### What you are asked to do
Starting at the first line of the listing below, repeat each line up to and including the one containing "from matplotlib.ticker import MultipleLocator". Leave out pictures.

* START Source material *

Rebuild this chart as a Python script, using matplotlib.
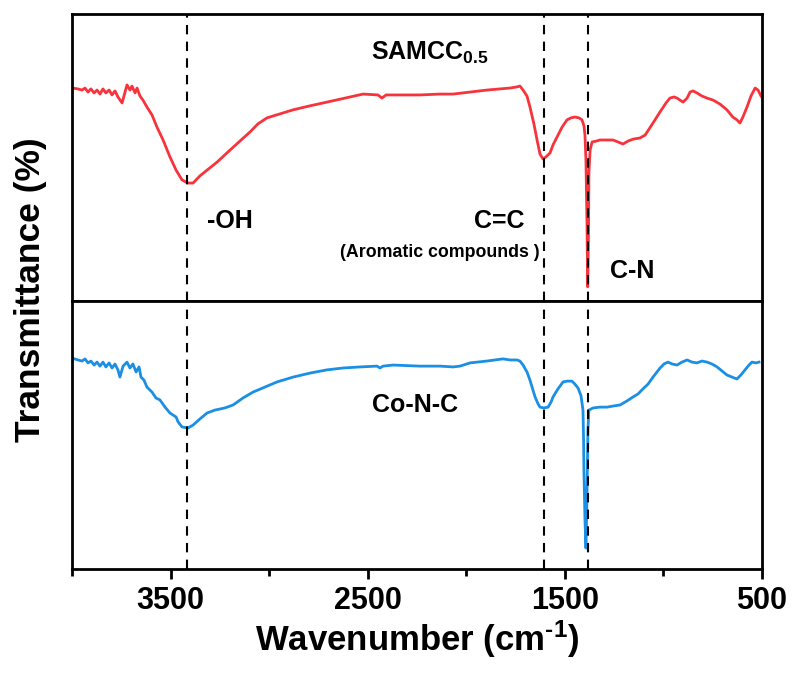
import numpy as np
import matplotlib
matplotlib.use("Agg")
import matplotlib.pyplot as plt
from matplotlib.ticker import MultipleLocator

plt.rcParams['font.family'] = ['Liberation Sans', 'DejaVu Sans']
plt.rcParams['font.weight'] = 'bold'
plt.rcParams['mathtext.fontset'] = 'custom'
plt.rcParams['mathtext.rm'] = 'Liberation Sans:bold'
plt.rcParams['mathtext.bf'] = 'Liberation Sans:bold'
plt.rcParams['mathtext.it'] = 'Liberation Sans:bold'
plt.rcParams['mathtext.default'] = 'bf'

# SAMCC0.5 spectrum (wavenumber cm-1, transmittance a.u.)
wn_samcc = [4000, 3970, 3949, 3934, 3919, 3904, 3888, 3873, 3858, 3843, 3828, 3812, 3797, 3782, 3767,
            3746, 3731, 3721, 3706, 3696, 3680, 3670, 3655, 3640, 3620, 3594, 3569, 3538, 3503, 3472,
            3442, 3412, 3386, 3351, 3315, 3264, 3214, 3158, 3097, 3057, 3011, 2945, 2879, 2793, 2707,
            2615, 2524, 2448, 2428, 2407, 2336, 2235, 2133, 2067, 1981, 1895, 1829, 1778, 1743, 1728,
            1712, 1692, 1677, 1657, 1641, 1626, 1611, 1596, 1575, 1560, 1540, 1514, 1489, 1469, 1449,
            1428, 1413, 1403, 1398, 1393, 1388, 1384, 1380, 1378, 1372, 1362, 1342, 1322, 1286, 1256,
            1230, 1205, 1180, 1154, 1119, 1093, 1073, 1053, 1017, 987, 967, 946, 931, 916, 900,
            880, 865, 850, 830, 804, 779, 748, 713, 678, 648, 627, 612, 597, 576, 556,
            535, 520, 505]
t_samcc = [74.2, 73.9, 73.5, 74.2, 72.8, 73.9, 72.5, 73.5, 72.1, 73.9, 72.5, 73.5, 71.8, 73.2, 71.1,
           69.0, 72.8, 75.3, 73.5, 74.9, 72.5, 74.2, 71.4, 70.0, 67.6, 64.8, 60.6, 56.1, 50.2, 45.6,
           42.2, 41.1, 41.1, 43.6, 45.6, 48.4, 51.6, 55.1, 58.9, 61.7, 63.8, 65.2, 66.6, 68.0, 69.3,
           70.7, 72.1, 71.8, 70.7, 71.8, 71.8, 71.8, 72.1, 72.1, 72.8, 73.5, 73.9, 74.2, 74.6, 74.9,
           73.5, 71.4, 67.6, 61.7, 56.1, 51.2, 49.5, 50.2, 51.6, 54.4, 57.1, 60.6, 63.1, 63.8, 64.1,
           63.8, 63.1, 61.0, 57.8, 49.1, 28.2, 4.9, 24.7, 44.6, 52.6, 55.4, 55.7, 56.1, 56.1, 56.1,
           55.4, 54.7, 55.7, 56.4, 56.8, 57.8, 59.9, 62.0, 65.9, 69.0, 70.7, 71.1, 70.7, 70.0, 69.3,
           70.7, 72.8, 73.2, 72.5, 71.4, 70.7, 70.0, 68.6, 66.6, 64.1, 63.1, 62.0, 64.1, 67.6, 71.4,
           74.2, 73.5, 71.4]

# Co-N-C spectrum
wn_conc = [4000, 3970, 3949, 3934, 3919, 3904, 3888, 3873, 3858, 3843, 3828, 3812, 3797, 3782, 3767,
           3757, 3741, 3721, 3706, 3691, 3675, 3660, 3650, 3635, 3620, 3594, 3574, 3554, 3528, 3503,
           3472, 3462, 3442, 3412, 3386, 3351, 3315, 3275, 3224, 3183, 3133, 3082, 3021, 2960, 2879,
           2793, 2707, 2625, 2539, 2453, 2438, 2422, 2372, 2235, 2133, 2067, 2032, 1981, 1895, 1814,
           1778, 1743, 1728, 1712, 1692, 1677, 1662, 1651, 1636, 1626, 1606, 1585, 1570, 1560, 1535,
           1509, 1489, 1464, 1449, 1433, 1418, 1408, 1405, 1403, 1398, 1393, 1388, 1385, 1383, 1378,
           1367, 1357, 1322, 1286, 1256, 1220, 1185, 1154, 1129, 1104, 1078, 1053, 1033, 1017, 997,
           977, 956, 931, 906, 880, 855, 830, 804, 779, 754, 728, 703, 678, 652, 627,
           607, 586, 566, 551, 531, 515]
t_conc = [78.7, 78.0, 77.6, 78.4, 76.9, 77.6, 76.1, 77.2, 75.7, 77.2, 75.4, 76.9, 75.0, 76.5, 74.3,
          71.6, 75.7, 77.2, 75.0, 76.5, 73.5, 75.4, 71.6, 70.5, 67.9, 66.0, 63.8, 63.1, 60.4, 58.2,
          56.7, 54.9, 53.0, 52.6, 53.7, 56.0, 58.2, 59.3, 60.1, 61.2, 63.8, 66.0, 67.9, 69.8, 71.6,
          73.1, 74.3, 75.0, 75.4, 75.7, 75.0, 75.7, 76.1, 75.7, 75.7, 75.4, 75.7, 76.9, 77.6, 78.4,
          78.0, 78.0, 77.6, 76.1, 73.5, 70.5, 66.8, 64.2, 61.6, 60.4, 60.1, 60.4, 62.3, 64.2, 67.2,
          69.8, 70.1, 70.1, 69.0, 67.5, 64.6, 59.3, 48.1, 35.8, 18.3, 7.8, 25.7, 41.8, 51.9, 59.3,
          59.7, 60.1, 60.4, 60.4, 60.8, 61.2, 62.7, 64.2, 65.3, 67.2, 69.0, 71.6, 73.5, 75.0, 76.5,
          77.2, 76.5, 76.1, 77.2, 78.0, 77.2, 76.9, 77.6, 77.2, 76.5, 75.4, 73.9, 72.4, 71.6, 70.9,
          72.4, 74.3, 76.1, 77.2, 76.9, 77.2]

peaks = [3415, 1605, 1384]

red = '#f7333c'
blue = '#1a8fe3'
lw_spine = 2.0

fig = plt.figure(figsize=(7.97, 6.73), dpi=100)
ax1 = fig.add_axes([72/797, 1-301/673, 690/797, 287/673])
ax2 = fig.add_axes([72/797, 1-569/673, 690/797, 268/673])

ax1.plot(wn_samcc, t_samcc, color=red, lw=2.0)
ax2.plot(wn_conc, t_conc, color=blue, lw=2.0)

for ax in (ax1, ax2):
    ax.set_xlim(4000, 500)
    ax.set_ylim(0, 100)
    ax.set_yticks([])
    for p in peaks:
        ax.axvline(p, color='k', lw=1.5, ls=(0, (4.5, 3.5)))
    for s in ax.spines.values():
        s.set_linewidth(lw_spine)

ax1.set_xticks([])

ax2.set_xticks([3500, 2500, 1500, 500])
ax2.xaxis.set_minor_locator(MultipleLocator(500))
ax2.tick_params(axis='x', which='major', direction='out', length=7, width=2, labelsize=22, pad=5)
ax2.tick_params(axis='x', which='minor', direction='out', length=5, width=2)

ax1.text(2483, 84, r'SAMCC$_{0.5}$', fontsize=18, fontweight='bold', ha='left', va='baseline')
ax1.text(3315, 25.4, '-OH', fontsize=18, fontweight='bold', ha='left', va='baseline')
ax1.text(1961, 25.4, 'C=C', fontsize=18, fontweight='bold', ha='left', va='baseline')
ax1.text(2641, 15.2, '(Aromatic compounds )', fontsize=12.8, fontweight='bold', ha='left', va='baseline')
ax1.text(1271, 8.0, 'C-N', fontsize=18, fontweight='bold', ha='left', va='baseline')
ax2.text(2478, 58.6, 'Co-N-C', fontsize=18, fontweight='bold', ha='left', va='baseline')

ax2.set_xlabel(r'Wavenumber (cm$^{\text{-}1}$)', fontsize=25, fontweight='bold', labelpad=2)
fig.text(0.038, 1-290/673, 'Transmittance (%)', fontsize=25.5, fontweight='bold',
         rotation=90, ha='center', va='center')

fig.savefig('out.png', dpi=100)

* END Source material *

### Solution to this task
Rebuild this chart as a Python script, using matplotlib.
import numpy as np
import matplotlib
matplotlib.use("Agg")
import matplotlib.pyplot as plt
from matplotlib.ticker import MultipleLocator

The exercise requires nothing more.